Heading there on Monday! I don't care that it won't be a powder day, it still should be a great given the new amount of snowfall. I wish I was there today... Thanks for the report!


----------



## bzrperfspec77 (Feb 14, 2014)

Whats up with the Red Chair!?!?!?


----------



## C-Rex (Feb 14, 2014)

bzrperfspec77 said:


> Whats up with the Red Chair!?!?!?



I was told that they had to send the motor out to get rebuilt, and that they just got it back and installed.  They need to get it certified before they can run it.  I had heard they were trying to get it done for tomorrow but I don't know how that went.

The Red Chair trail was freaking amazing today.  Between the drops and a couple of naturally formed kickers, people (myself included) were sending it all over the place.  At the bottom, a lip had formed at the edge of the trail that crosses over to the black chair, right in front of the red.  That slope was untouched and I couldn't help myself.  I got some speed on one of my last runs and bombed off it.
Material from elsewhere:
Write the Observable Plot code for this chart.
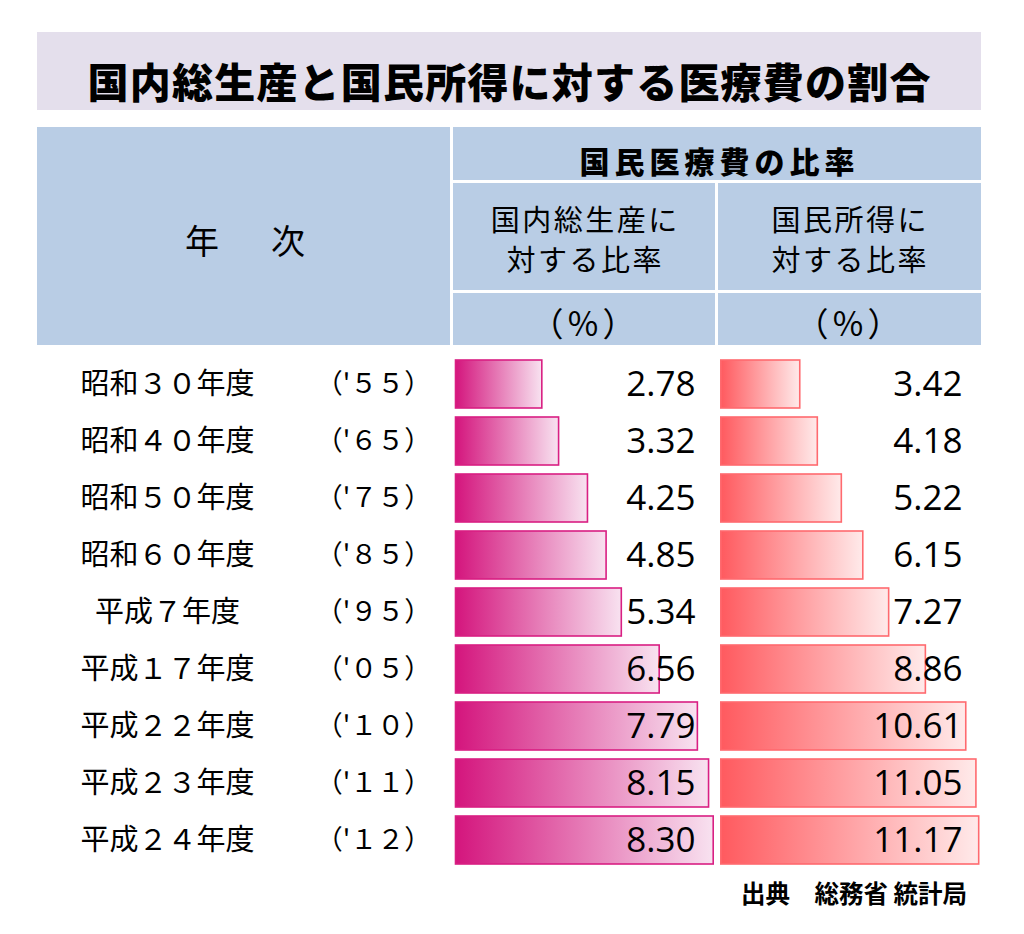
<!DOCTYPE html>
<html>
<head>
<meta charset="utf-8">
<script src="https://cdn.jsdelivr.net/npm/d3@7"></script>
<script src="https://cdn.jsdelivr.net/npm/@observablehq/plot@0.6"></script>
<style>
  html, body { margin: 0; padding: 0; background: #fff; }
  #root { position: relative; width: 1024px; height: 934px; overflow: hidden;
          font-family: "Noto Sans CJK JP", "Noto Sans", sans-serif; color: #000; }
  .abs { position: absolute; }
  .ctext { position: absolute; transform: translate(-50%, -50%); white-space: nowrap; line-height: 1; }
</style>
</head>
<body>
<div id="root"></div>
<script>
// ---- data ----
const eraLabels = ["昭和３０年度","昭和４０年度","昭和５０年度","昭和６０年度","平成７年度","平成１７年度","平成２２年度","平成２３年度","平成２４年度"];
const westernLabels = ["（'５５）","（'６５）","（'７５）","（'８５）","（'９５）","（'０５）","（'１０）","（'１１）","（'１２）"];
const gdpRatio = [2.78, 3.32, 4.25, 4.85, 5.34, 6.56, 7.79, 8.15, 8.30];
const incomeRatio = [3.42, 4.18, 5.22, 6.15, 7.27, 8.86, 10.61, 11.05, 11.17];

const titleText = "国内総生産と国民所得に対する医療費の割合";
const headYear = "年　次";
const headGroup = "国民医療費の比率";
const headGdp = ["国内総生産に", "対する比率"];
const headIncome = ["国民所得に", "対する比率"];
const headUnit = "（％）";
const sourceText = "出典　総務省 統計局";

const rows = eraLabels.map((era, i) => ({era, west: westernLabels[i], gdp: gdpRatio[i], income: incomeRatio[i]}));

const root = document.getElementById("root");
function box(left, top, w, h, bg) {
  const d = document.createElement("div");
  d.className = "abs";
  Object.assign(d.style, {left: left + "px", top: top + "px", width: w + "px", height: h + "px", background: bg});
  root.appendChild(d);
  return d;
}
function ctext(txt, x, y, size, weight, ls) {
  const d = document.createElement("div");
  d.className = "ctext";
  d.textContent = txt;
  Object.assign(d.style, {left: x + "px", top: y + "px", fontSize: size + "px", fontWeight: weight,
    letterSpacing: (ls || 0) + "px", paddingLeft: (ls || 0) + "px"});
  root.appendChild(d);
  return d;
}

// ---- title ----
box(37, 32, 944, 78, "#e4dfec");
ctext(titleText, 509, 80, 41, 900, 1.2);

// ---- header ----
box(37, 127, 944, 218, "#b9cde5");
box(450, 127, 3, 218, "#fff");
box(453, 180, 528, 3, "#fff");
box(715, 183, 3, 162, "#fff");
box(453, 290, 528, 3, "#fff");
ctext(headYear, 245, 240, 34, 400, 9);
ctext(headGroup, 717, 160, 30, 900, 5);
ctext(headGdp[0], 584, 218, 29, 400, 2.5);
ctext(headGdp[1], 584, 258, 29, 400, 2.5);
ctext(headIncome[0], 849, 218, 29, 400, 2.5);
ctext(headIncome[1], 849, 258, 29, 400, 2.5);
ctext(headUnit, 583, 322, 33, 400, 3);
ctext(headUnit, 848, 322, 33, 400, 3);

// ---- caption ----
const cap = document.createElement("div");
cap.className = "abs";
cap.textContent = sourceText;
Object.assign(cap.style, {right: "57px", top: "881px", fontSize: "24.5px", fontWeight: 700, lineHeight: "1", whiteSpace: "nowrap"});
root.appendChild(cap);

// ---- gradient helper ----
function addGradient(svg, id, c0, c1) {
  const defs = d3.create("svg:defs");
  const g = defs.append("linearGradient").attr("id", id).attr("x1", "0").attr("x2", "1").attr("y1", "0").attr("y2", "0");
  g.append("stop").attr("offset", "0%").attr("stop-color", c0);
  g.append("stop").attr("offset", "100%").attr("stop-color", c1);
  svg.insertBefore(defs.node(), svg.firstChild);
}

const numFont = "'Open Sans', 'DejaVu Sans', sans-serif";
const cjkFont = "'Noto Sans CJK JP', sans-serif";
const yOpts = {domain: eraLabels, axis: null, paddingInner: 0.16, paddingOuter: 0.08};

// ---- plot A: labels + GDP ratio bars ----
const plotA = Plot.plot({
  width: 716, height: 516,
  marginLeft: 455.5, marginRight: 0, marginTop: 0, marginBottom: 0,
  x: {domain: [0, 8.39], axis: null},
  y: yOpts,
  style: {background: "transparent", overflow: "visible", color: "#000"},
  marks: [
    Plot.barX(rows, {x: "gdp", y: "era", fill: "url(#gradGdp)", stroke: "#d91f83", strokeWidth: 1.6}),
    Plot.text(rows, {y: "era", text: "era", frameAnchor: "left", dx: 167 - 455.5, textAnchor: "middle",
      fontSize: 29, fontFamily: cjkFont, fill: "#000"}),
    Plot.text(rows, {y: "era", text: "west", frameAnchor: "left", dx: 373 - 455.5, textAnchor: "middle",
      fontSize: 27, fontFamily: cjkFont, fill: "#000"}),
    Plot.text(rows, {y: "era", text: d => d.gdp.toFixed(2), frameAnchor: "right", dx: -21, textAnchor: "end",
      fontSize: 35, fontFamily: numFont, fill: "#000"})
  ]
});
addGradient(plotA, "gradGdp", "#d4157d", "#f8e2f0");
Object.assign(plotA.style, {position: "absolute", left: "0px", top: "354px"});
root.appendChild(plotA);

// ---- plot B: national income ratio bars ----
const plotB = Plot.plot({
  width: 265, height: 516,
  marginLeft: 4.8, marginRight: 0, marginTop: 0, marginBottom: 0,
  x: {domain: [0, 11.27], axis: null},
  y: yOpts,
  style: {background: "transparent", overflow: "visible", color: "#000"},
  marks: [
    Plot.barX(rows, {x: "income", y: "era", fill: "url(#gradIncome)", stroke: "#ff6a6f", strokeWidth: 1.6}),
    Plot.text(rows, {y: "era", text: d => d.income.toFixed(2), frameAnchor: "right", dx: -19, textAnchor: "end",
      fontSize: 35, fontFamily: numFont, fill: "#000"})
  ]
});
addGradient(plotB, "gradIncome", "#ff5a5f", "#ffeaea");
Object.assign(plotB.style, {position: "absolute", left: "716px", top: "354px"});
root.appendChild(plotB);
</script>
</body>
</html>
A deep powder landing greeted me and then I turned left on my heel edge to avoid hitting the fence, and quickly slowed to a stop....  Stuck, waist deep in fresh.  Totally worth the hike/swim out to solid ground.  The lift lines died after 2 or 2:30.  I guess most people's legs had had enough.  We rode until around 3:30 and called it quits.

One more thing:  I met some really cool people on the lifts today.  That's one of my favorite things about a powder day.  Everyone is so happy to be out there and they seem to be more outgoing and friendly than normal.  It was great to look around the lodge and see everyone smiling, laughing, and telling stories.  Today was definitely a perfect example of what this is all about.
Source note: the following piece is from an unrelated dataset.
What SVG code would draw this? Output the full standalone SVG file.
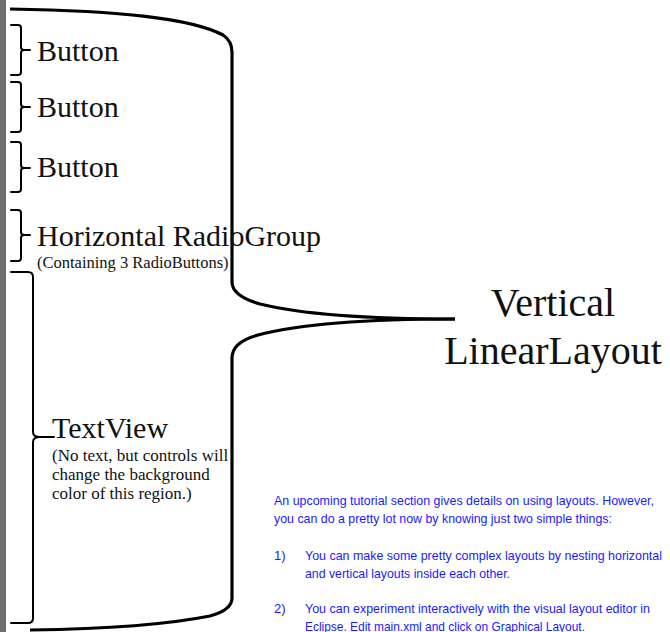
<svg xmlns="http://www.w3.org/2000/svg" width="670" height="632" viewBox="0 0 670 632">
  <style>
    .brace { fill: none; stroke: #000; stroke-width: 2; stroke-linejoin: round; stroke-linecap: round; }
    .big { fill: none; stroke: #000; stroke-width: 3.2; stroke-linecap: butt; }
    .lbl { font-family: "Liberation Serif", "Times New Roman", serif; fill: #111; }
    .note { font-family: "Liberation Sans", Arial, sans-serif; font-size: 13px; fill: #1a1aff; }
  </style>
  <rect x="0" y="0" width="670" height="632" fill="#fff"/>
  <rect x="0" y="0" width="6" height="632" fill="#6e6e6e"/>

  <g id="connectors">
    <!-- large brace for the vertical layout -->
    <path class="big" d="M10,9 C120,11 190,18 223,35 Q232,41 232,52 L232,282 Q232,296 260,304 C300,314 360,319 455,319"/>
    <path class="big" d="M455,319 C360,319 300,324 258,335 Q232,342 232,358 L232,598 Q232,610 210,616 C160,626 100,629 30,630"/>
  </g>

  <g id="button1">
    <path class="brace" d="M11,25 L18,25 Q21,25 21,28 L21,47 Q21,50 24,50 L30,50 M24,50 Q21,50 21,53 L21,72 Q21,75 18,75 L11,75"/>
    <text class="lbl" x="37" y="61" font-size="30">Button</text>
  </g>
  <g id="button2">
    <path class="brace" d="M11,82 L18,82 Q21,82 21,85 L21,104 Q21,107 24,107 L30,107 M24,107 Q21,107 21,110 L21,129 Q21,132 18,132 L11,132"/>
    <text class="lbl" x="37" y="117" font-size="30">Button</text>
  </g>
  <g id="button3">
    <path class="brace" d="M11,142 L18,142 Q21,142 21,145 L21,165 Q21,168 24,168 L30,168 M24,168 Q21,168 21,171 L21,189 Q21,192 18,192 L11,192"/>
    <text class="lbl" x="37" y="177" font-size="30">Button</text>
  </g>
  <g id="radiogroup">
    <path class="brace" d="M11,210 L18,210 Q21,210 21,213 L21,232 Q21,235 24,235 L30,235 M24,235 Q21,235 21,238 L21,258 Q21,261 18,261 L11,261"/>
    <text class="lbl" x="37" y="246" font-size="30">Horizontal RadioGroup</text>
    <text class="lbl" x="37" y="268" font-size="16.5">(Containing 3 RadioButtons)</text>
  </g>
  <g id="textview">
    <path class="brace" d="M11,272 L28,272 Q33,272 33,277 L33,432 Q33,437 40,437 L54,437 M40,437 Q33,437 33,442 L33,618 Q33,623 28,623 L11,623"/>
    <text class="lbl" x="52" y="438" font-size="30">TextView</text>
    <text class="lbl" x="52" y="461" font-size="17">(No text, but controls will</text>
    <text class="lbl" x="52" y="480" font-size="17">change the background</text>
    <text class="lbl" x="52" y="499" font-size="17">color of this region.)</text>
  </g>
  <g id="linearlayout">
    <text class="lbl" x="553" y="316" font-size="40" text-anchor="middle">Vertical</text>
    <text class="lbl" x="553" y="364" font-size="40" text-anchor="middle">LinearLayout</text>
  </g>

  <g id="notes">
    <text class="note" x="274" y="505" textLength="380" lengthAdjust="spacingAndGlyphs">An upcoming tutorial section gives details on using layouts. However,</text>
    <text class="note" x="274" y="523" textLength="338" lengthAdjust="spacingAndGlyphs">you can do a pretty lot now by knowing just two simple things:</text>
    <text class="note" x="274" y="560">1)</text>
    <text class="note" x="305" y="560" textLength="357" lengthAdjust="spacingAndGlyphs">You can make some pretty complex layouts by nesting horizontal</text>
    <text class="note" x="305" y="578" textLength="205" lengthAdjust="spacingAndGlyphs">and vertical layouts inside each other.</text>
    <text class="note" x="274" y="613">2)</text>
    <text class="note" x="305" y="613" textLength="345" lengthAdjust="spacingAndGlyphs">You can experiment interactively with the visual layout editor in</text>
    <text class="note" x="305" y="631" textLength="280" lengthAdjust="spacingAndGlyphs">Eclipse. Edit main.xml and click on Graphical Layout.</text>
  </g>
</svg>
Cheers to everyone that got to share in it with me, no matter where you were.  And my deepest condolences to those that missed out.  :beer:


----------



## reefer (Feb 14, 2014)

Magic at it's finest today! Got a couple later-day pics I'll try to post after a hot tub......................
The Red Chair very close. A reliable source said repair is done, they are waiting for an engineer? Sunday would probably be the earliest it would run. I would put my money on the Red runs by next weekend.


----------



## MadMadWorld (Feb 14, 2014)

C-Rex said:


> I was told that they had to send the motor out to get rebuilt, and that they just got it back and installed.  They need to get it certified before they can run it.  I had heard they were trying to get it done for tomorrow but I don't know how that went.
> 
> The Red Chair trail was freaking amazing today.  Between the drops and a couple of naturally formed kickers, people (myself included) were sending it all over the place.  At the bottom, a lip had formed at the edge of the trail that crosses over to the black chair, right in front of the red.  That slope was untouched and I couldn't help myself.  I got some speed on one of my last runs and bombed off it. A deep powder landing greeted me and then I turned left on my heel edge to avoid hitting the fence, and quickly slowed to a stop....  Stuck, waist deep in fresh.  Totally worth the hike/swim out to solid ground.  The lift lines died after 2 or 2:30.  I guess most people's legs had had enough.  We rode until around 3:30 and called it quits.
> 
> ...



That's the way people always are there! Sounds like an epic day!


----------



## reefer (Feb 15, 2014)

*some views*

These are afternoon shots. Didn't have the camera in the AM. Magic should be good for a while.


----------



## soposkier (Feb 15, 2014)

Some more pics to add from the day.  Redline was indeed amazing.  Greenline was also exceptionally good, just a little bit longer of a runnout on that side.


----------



## billski (Feb 15, 2014)

wowowowowow!  Indeed at its finest!  Looks like the go-to place for me next week...


----------



## j law (Feb 15, 2014)

Magic rules


----------